Well, there is nothing I can do but wait to see if a citation shows up in my mailbox. So I continued on. I had put a few AMA Grand Tour stops into my GPS, and the first several of these would be coming up as I neared my exit for Greeneville TN and the Andrew Johnson NP. But I bypassed them in the interest of saving time, since I had made tentative plans to meet someone at the Appalachian Fairgrounds to scout the location of this year's BMW MOA rally. I now realized that the change in time zone has really hurt me and knew I'd be getting there much later than originally planned. When I stopped for gas before Greeneville I called him to let him know I was way behind schedule. We both agreed that he had the info he needed from his visit there earlier today so there was no need for me to rush my plans to get there. Now I had the pressure of that stop off my shoulders.
I continued on to Greeneville to discover a really neat, old colonial-era town with great old buildings and narrow, winding little streets. I wound my way up and down hills to find the visitor center and parking lot and headed inside to get my stamp. The movie had just started, and I didn't want to wait for the next showing, so departed. I definitely need to get back here! The site includes a couple of buildings and the town itself is worthy of a stroll.

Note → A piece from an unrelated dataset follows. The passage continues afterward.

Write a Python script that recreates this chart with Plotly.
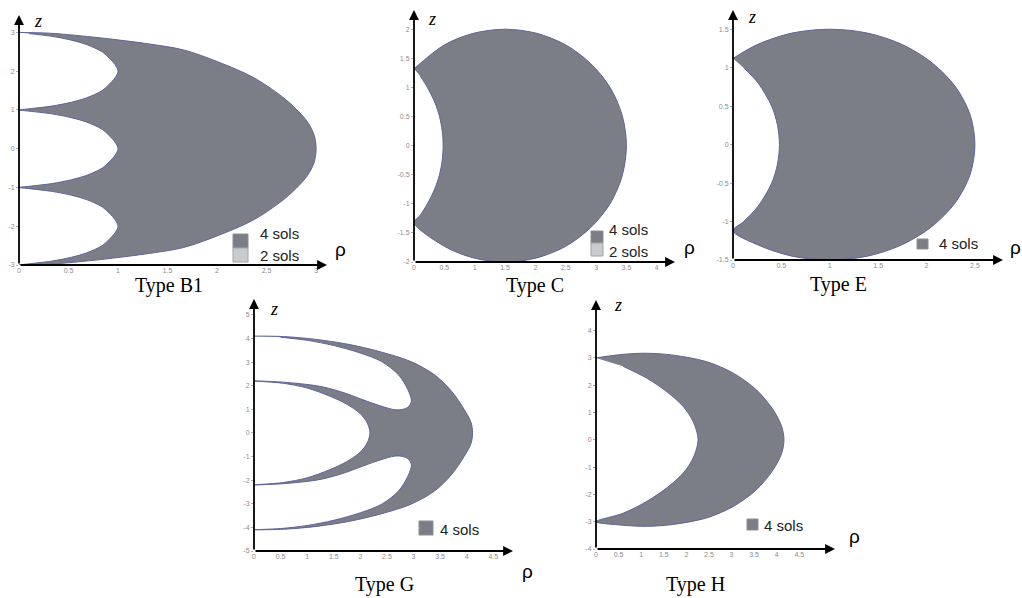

The stops for this day are complete and all I need to do is head toward Princeton WV where I have a room booked for the night. I would be getting onto I-77, and highway I've never ridden before and one that looks interesting on the map. Too bad it was now raining, and my view of the mountains was limited but I can see how beautiful this area is, as the road took me through the Jefferson National Forest. This interstate twists its way through the mountains and into WV where it ducks into two really neat, long tunnels. One tunnel goes under Big Walker Mountain, the other under East River Mountain. I always judge the coolness factor of a tunnel by how long it takes to see daylight at the other end. These two definitely rank high on my "coolness" scale!
Princeton WV was the perfect spot to end my day's ride. The Sleep Inn was new, there was a Chili's within easy walking distance, and a large new gas station with convenience store.
Tomorrow: Ride to Beckley for Coal National Heritage, find a Staples to print my Cape Fear Rally bonus packet, and then on to the New River Gorge visitor center at Sandstone.